---------- Data entries

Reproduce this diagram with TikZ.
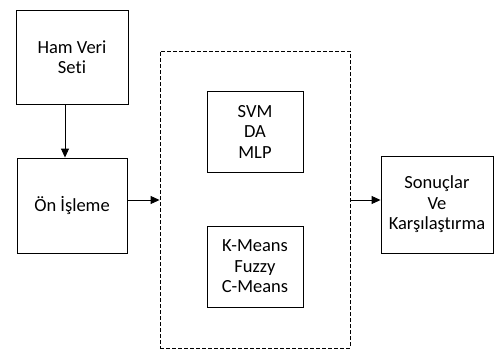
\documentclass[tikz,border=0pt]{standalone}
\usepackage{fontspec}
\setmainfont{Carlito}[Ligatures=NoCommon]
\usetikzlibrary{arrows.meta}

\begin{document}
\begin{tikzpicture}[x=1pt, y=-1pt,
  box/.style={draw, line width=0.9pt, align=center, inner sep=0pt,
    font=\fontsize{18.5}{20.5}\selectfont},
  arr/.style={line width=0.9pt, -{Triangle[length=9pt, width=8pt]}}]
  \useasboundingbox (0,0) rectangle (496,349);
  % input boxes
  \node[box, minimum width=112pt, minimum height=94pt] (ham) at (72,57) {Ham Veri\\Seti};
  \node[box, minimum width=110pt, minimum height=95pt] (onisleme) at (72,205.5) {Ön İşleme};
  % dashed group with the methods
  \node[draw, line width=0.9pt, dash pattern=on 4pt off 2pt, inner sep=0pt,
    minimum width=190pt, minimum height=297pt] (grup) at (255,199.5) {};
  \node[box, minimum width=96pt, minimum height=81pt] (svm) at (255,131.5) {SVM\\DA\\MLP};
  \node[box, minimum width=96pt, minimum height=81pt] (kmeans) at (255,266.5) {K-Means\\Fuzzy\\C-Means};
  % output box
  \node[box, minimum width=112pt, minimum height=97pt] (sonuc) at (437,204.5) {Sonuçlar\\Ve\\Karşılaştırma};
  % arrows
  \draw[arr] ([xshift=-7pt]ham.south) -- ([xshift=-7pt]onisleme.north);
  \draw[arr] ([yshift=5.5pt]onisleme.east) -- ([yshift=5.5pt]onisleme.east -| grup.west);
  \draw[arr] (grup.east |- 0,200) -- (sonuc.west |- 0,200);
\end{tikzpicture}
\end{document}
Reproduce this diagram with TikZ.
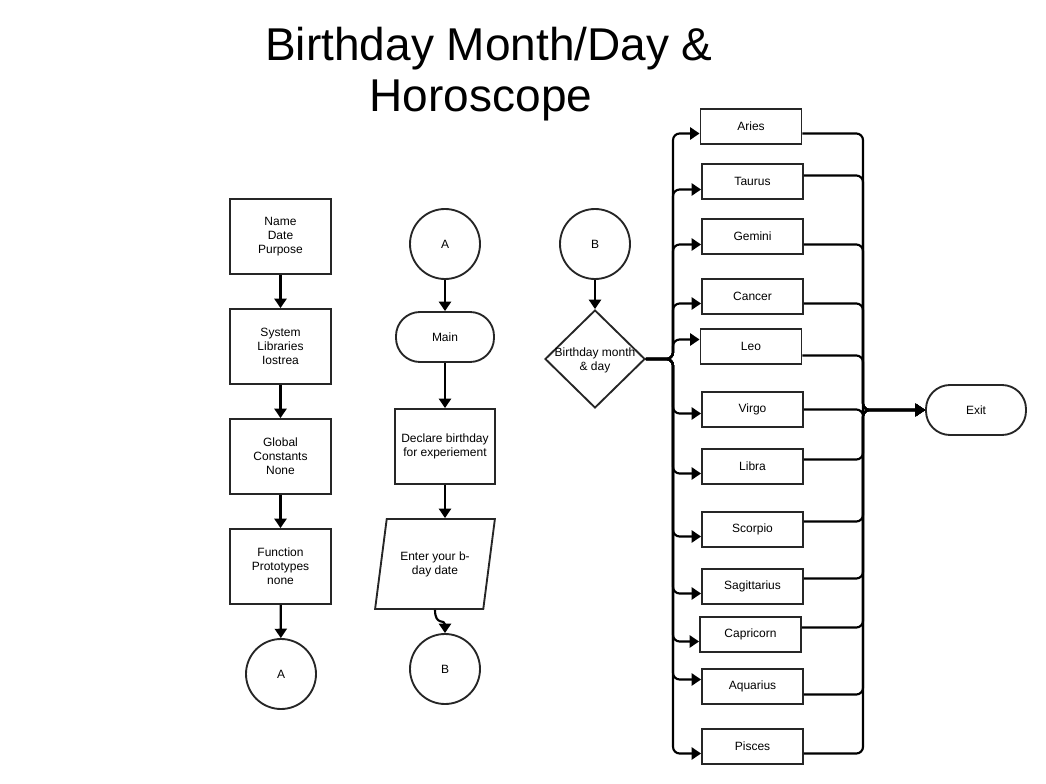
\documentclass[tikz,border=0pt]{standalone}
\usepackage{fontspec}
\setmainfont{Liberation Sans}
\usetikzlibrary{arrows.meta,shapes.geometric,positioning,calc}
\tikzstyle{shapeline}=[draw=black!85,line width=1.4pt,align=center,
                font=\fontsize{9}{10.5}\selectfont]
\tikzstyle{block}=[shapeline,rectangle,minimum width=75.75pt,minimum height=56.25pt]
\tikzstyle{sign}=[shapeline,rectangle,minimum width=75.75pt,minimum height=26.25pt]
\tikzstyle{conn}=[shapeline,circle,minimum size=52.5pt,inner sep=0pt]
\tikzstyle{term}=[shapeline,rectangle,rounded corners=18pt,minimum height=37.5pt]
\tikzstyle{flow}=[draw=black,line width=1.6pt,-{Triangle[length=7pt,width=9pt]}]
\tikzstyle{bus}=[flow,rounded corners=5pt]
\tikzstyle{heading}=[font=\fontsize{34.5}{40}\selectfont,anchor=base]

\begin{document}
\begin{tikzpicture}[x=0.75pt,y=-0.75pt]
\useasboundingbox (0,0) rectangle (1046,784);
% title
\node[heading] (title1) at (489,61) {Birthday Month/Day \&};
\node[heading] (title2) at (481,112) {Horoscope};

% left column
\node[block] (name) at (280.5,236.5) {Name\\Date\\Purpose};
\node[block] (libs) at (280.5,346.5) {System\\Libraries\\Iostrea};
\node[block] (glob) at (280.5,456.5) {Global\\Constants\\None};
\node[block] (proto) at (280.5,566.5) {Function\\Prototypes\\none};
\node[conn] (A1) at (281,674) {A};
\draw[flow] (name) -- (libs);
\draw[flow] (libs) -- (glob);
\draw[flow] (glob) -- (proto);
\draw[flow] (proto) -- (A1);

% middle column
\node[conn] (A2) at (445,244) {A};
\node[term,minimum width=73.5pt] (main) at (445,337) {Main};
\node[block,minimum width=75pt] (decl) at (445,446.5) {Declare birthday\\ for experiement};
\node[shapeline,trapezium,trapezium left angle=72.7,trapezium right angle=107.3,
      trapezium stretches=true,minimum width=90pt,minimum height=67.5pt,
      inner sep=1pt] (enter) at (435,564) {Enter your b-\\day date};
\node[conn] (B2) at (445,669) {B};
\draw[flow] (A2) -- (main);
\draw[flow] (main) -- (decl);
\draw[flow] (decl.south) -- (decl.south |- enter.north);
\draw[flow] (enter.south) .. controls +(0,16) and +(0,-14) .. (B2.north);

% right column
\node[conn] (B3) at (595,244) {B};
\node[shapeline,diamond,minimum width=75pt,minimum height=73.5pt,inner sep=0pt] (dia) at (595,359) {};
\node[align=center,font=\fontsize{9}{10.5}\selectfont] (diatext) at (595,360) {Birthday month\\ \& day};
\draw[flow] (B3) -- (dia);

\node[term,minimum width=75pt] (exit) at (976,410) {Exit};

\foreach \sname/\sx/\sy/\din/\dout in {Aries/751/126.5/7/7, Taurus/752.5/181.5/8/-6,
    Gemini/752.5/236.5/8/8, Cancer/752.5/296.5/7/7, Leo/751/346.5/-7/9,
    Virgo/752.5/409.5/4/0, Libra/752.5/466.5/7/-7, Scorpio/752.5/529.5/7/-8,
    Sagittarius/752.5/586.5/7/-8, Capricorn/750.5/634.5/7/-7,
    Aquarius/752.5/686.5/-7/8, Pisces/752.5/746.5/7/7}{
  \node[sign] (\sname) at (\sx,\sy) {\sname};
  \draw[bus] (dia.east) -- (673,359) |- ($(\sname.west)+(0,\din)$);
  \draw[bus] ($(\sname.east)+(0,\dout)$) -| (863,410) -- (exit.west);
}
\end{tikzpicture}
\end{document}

--------------------

Problem requirements ▸ Write the listing out a second time exactly, dropping all images.

Output ▸
Reproduce this diagram with TikZ.
\documentclass[tikz,border=0pt]{standalone}
\usepackage{fontspec}
\setmainfont{Carlito}[Ligatures=NoCommon]
\usetikzlibrary{arrows.meta}

\begin{document}
\begin{tikzpicture}[x=1pt, y=-1pt,
  box/.style={draw, line width=0.9pt, align=center, inner sep=0pt,
    font=\fontsize{18.5}{20.5}\selectfont},
  arr/.style={line width=0.9pt, -{Triangle[length=9pt, width=8pt]}}]
  \useasboundingbox (0,0) rectangle (496,349);
  % input boxes
  \node[box, minimum width=112pt, minimum height=94pt] (ham) at (72,57) {Ham Veri\\Seti};
  \node[box, minimum width=110pt, minimum height=95pt] (onisleme) at (72,205.5) {Ön İşleme};
  % dashed group with the methods
  \node[draw, line width=0.9pt, dash pattern=on 4pt off 2pt, inner sep=0pt,
    minimum width=190pt, minimum height=297pt] (grup) at (255,199.5) {};
  \node[box, minimum width=96pt, minimum height=81pt] (svm) at (255,131.5) {SVM\\DA\\MLP};
  \node[box, minimum width=96pt, minimum height=81pt] (kmeans) at (255,266.5) {K-Means\\Fuzzy\\C-Means};
  % output box
  \node[box, minimum width=112pt, minimum height=97pt] (sonuc) at (437,204.5) {Sonuçlar\\Ve\\Karşılaştırma};
  % arrows
  \draw[arr] ([xshift=-7pt]ham.south) -- ([xshift=-7pt]onisleme.north);
  \draw[arr] ([yshift=5.5pt]onisleme.east) -- ([yshift=5.5pt]onisleme.east -| grup.west);
  \draw[arr] (grup.east |- 0,200) -- (sonuc.west |- 0,200);
\end{tikzpicture}
\end{document}
Reproduce this diagram with TikZ.
\documentclass[tikz,border=0pt]{standalone}
\usepackage{fontspec}
\setmainfont{Liberation Sans}
\usetikzlibrary{arrows.meta,shapes.geometric,positioning,calc}
\tikzstyle{shapeline}=[draw=black!85,line width=1.4pt,align=center,
                font=\fontsize{9}{10.5}\selectfont]
\tikzstyle{block}=[shapeline,rectangle,minimum width=75.75pt,minimum height=56.25pt]
\tikzstyle{sign}=[shapeline,rectangle,minimum width=75.75pt,minimum height=26.25pt]
\tikzstyle{conn}=[shapeline,circle,minimum size=52.5pt,inner sep=0pt]
\tikzstyle{term}=[shapeline,rectangle,rounded corners=18pt,minimum height=37.5pt]
\tikzstyle{flow}=[draw=black,line width=1.6pt,-{Triangle[length=7pt,width=9pt]}]
\tikzstyle{bus}=[flow,rounded corners=5pt]
\tikzstyle{heading}=[font=\fontsize{34.5}{40}\selectfont,anchor=base]

\begin{document}
\begin{tikzpicture}[x=0.75pt,y=-0.75pt]
\useasboundingbox (0,0) rectangle (1046,784);
% title
\node[heading] (title1) at (489,61) {Birthday Month/Day \&};
\node[heading] (title2) at (481,112) {Horoscope};

% left column
\node[block] (name) at (280.5,236.5) {Name\\Date\\Purpose};
\node[block] (libs) at (280.5,346.5) {System\\Libraries\\Iostrea};
\node[block] (glob) at (280.5,456.5) {Global\\Constants\\None};
\node[block] (proto) at (280.5,566.5) {Function\\Prototypes\\none};
\node[conn] (A1) at (281,674) {A};
\draw[flow] (name) -- (libs);
\draw[flow] (libs) -- (glob);
\draw[flow] (glob) -- (proto);
\draw[flow] (proto) -- (A1);

% middle column
\node[conn] (A2) at (445,244) {A};
\node[term,minimum width=73.5pt] (main) at (445,337) {Main};
\node[block,minimum width=75pt] (decl) at (445,446.5) {Declare birthday\\ for experiement};
\node[shapeline,trapezium,trapezium left angle=72.7,trapezium right angle=107.3,
      trapezium stretches=true,minimum width=90pt,minimum height=67.5pt,
      inner sep=1pt] (enter) at (435,564) {Enter your b-\\day date};
\node[conn] (B2) at (445,669) {B};
\draw[flow] (A2) -- (main);
\draw[flow] (main) -- (decl);
\draw[flow] (decl.south) -- (decl.south |- enter.north);
\draw[flow] (enter.south) .. controls +(0,16) and +(0,-14) .. (B2.north);

% right column
\node[conn] (B3) at (595,244) {B};
\node[shapeline,diamond,minimum width=75pt,minimum height=73.5pt,inner sep=0pt] (dia) at (595,359) {};
\node[align=center,font=\fontsize{9}{10.5}\selectfont] (diatext) at (595,360) {Birthday month\\ \& day};
\draw[flow] (B3) -- (dia);

\node[term,minimum width=75pt] (exit) at (976,410) {Exit};

\foreach \sname/\sx/\sy/\din/\dout in {Aries/751/126.5/7/7, Taurus/752.5/181.5/8/-6,
    Gemini/752.5/236.5/8/8, Cancer/752.5/296.5/7/7, Leo/751/346.5/-7/9,
    Virgo/752.5/409.5/4/0, Libra/752.5/466.5/7/-7, Scorpio/752.5/529.5/7/-8,
    Sagittarius/752.5/586.5/7/-8, Capricorn/750.5/634.5/7/-7,
    Aquarius/752.5/686.5/-7/8, Pisces/752.5/746.5/7/7}{
  \node[sign] (\sname) at (\sx,\sy) {\sname};
  \draw[bus] (dia.east) -- (673,359) |- ($(\sname.west)+(0,\din)$);
  \draw[bus] ($(\sname.east)+(0,\dout)$) -| (863,410) -- (exit.west);
}
\end{tikzpicture}
\end{document}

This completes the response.